Man kann dieser Film in Zusammenhang mit Kaurismäkis erster Trilogie stellen, die sogenannte „Trilogie des Proletariats“ (“Shadows in Paradise”, “Ariel” und “Match Factory Girl”). Die Filme behandeln alle die Themen der Liebe in einer aggressiven, unsicheren Welt, die die Menschen voneinander oder sogar von sich selbst distanziert. In diesen Film aber gibt es ein versöhnliches Ende, was für diesen Regisseur ganz ungewöhnlich ist. In Vergleich zu „Shadows in Paradise“, dem ersten Film Kaurismäkis, gibt es in „Fallen leaves“ mehrere Facetten des Schmerzes. Ansa fühlt nicht nur die Einsamkeit und eine konstante Müdigkeit wegen der Arbeit oder der Suche nach der Arbeit, sondern auch komplexe Gefühle, die in seinen ersten Filmen gar nicht aufgetaucht sind: Enttäuschung der Selbstillusion, dass die geliebte Person sie priorisiert; Enttäuschung von sich selbst, dass man nicht die Macht über seinen eigenes Körper hat, Gefühle der Unfähigkeit, der Sucht zu widerstehen. Man kann also die Reifung des Regisseurs in seinen Werken deutlich bemerken.
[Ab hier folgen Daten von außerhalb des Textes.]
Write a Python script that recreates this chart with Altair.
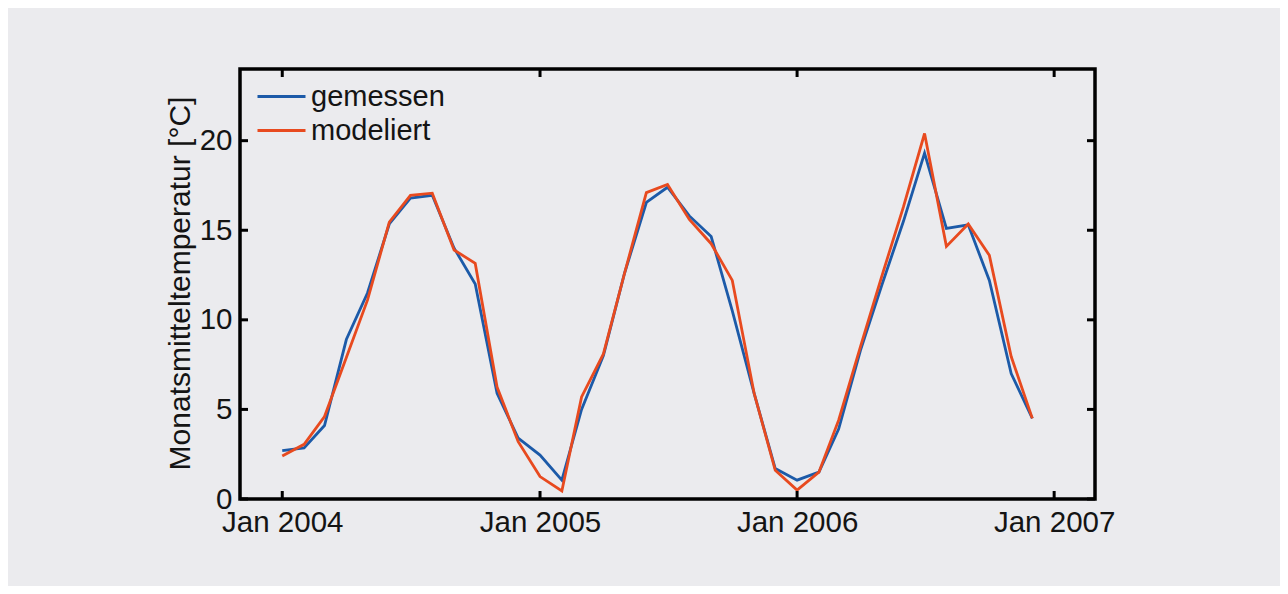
import altair as alt
import pandas as pd

# Monatswerte Jan 2004 - Dez 2006
monate = [f"{j}-{m:02d}-01" for j in (2004, 2005, 2006) for m in range(1, 13)]
gemessen = [2.7, 2.85, 4.1, 8.9, 11.5, 15.35, 16.8, 16.95, 14.0, 12.0, 5.9, 3.4,
            2.45, 1.05, 5.0, 8.0, 12.6, 16.55, 17.4, 15.8, 14.65, 10.5, 5.9, 1.7,
            1.05, 1.5, 3.9, 8.3, 11.9, 15.5, 19.3, 15.1, 15.3, 12.2, 7.0, 4.5]
modeliert = [2.4, 3.05, 4.6, 7.9, 11.1, 15.45, 16.95, 17.07, 13.9, 13.15, 6.25, 3.2,
             1.25, 0.45, 5.7, 8.1, 12.6, 17.1, 17.55, 15.6, 14.25, 12.2, 5.9, 1.6,
             0.5, 1.5, 4.4, 8.5, 12.4, 16.3, 20.4, 14.1, 15.35, 13.6, 7.95, 4.5]
serien = ["gemessen", "modeliert"]
farben = ["#1c5aa8", "#e84a1f"]
y_ticks = [0, 5, 10, 15, 20]
x_ticks = ["2004-01-01", "2005-01-01", "2006-01-01", "2007-01-01"]
x_tick_years = [2004, 2005, 2006, 2007]

df = pd.DataFrame({
    "Monat": monate * 2,
    "Temperatur": gemessen + modeliert,
    "Reihe": ["gemessen"] * len(monate) + ["modeliert"] * len(monate),
})
xt = pd.DataFrame({"Monat": x_ticks})
yt = pd.DataFrame({"Temperatur": y_ticks})

W, H = 855, 430
FONT = "Liberation Sans"
TEXT = "#141414"
TL = 8

x_scale = alt.Scale(
    type="utc",
    domain=[alt.DateTime(year=2003, month=11, date=2, utc=True),
            alt.DateTime(year=2007, month=2, date=28, utc=True)],
)
y_scale = alt.Scale(domain=[0, 24], nice=False, zero=False)

x_axis = alt.Axis(values=[alt.DateTime(year=y, month=1, date=1, utc=True) for y in x_tick_years],
                  format="%b %Y", title=None, labelPadding=9, labelFlush=False,
                  labelOverlap=False)
y_axis = alt.Axis(values=y_ticks, title="Monatsmitteltemperatur [°C]",
                  labelPadding=8, titleX=-51, titleY=H / 2 - 1, titleAngle=270,
                  titleAlign="center", titleBaseline="alphabetic")

X = alt.X("Monat:T", scale=x_scale, axis=x_axis)
Y = alt.Y("Temperatur:Q", scale=y_scale, axis=y_axis)

linien = alt.Chart(df).mark_line(strokeWidth=2.8).encode(
    x=X, y=Y,
    color=alt.Color("Reihe:N", scale=alt.Scale(domain=serien, range=farben),
                    legend=alt.Legend(title=None, orient="none", legendX=27, legendY=13,
                                      symbolType="M-2,0H2", symbolSize=576,
                                      symbolStrokeWidth=3, labelFontSize=29,
                                      labelFont=FONT, labelColor=TEXT,
                                      labelOffset=15, rowPadding=4, padding=0)),
)

rule_style = dict(color="black", strokeWidth=3)
x_bottom = alt.Chart(xt).mark_rule(**rule_style).encode(
    x=X, y=alt.value(H - TL), y2=alt.value(H))
x_top = alt.Chart(xt).mark_rule(**rule_style).encode(
    x=X, y=alt.value(0), y2=alt.value(TL))
y_left = alt.Chart(yt).mark_rule(**rule_style).encode(
    y=Y, x=alt.value(0), x2=alt.value(TL))
y_right = alt.Chart(yt).mark_rule(**rule_style).encode(
    y=Y, x=alt.value(W - TL), x2=alt.value(W))

chart = alt.layer(linien, x_bottom, x_top, y_left, y_right).properties(
    width=W, height=H,
    autosize=alt.AutoSizeParams(type="none"),
    padding={"left": 232, "top": 61, "right": 185, "bottom": 87},
).configure(
    background="#ebebee", font=FONT,
).configure_view(
    stroke="black", strokeWidth=3.5,
).configure_axis(
    labelFont=FONT, labelFontSize=29.5, labelColor=TEXT,
    tickSize=0, domain=False, grid=False,
    titleFont=FONT, titleFontSize=30, titleFontWeight="normal", titleColor=TEXT,
)

chart.save("out.html", embed_options={"renderer": "svg", "actions": False})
Schließlich würden wir sagen, dass „Fallen Leaves“ eine bittersüße Tragikomödie ist, die Unfreiheit, Abhängigkeit, Klassenschichten, Alkoholsucht, aber auch Liebe, Hoffnung und Ermutigung thematisiert. Kaurismäki konzentriert sich in diesem Film sowohl auf die visuelle Ebene als auch auf die innere Welt der zwei Hauptfiguren, die zusammen einen Bildungsprozess beginnen. Wir empfehlen diesen Film, da die humanistische Seite durch die einfachen Ereignisse erlebbar gemacht wird, die selbst eine poetische Kunst repräsentieren.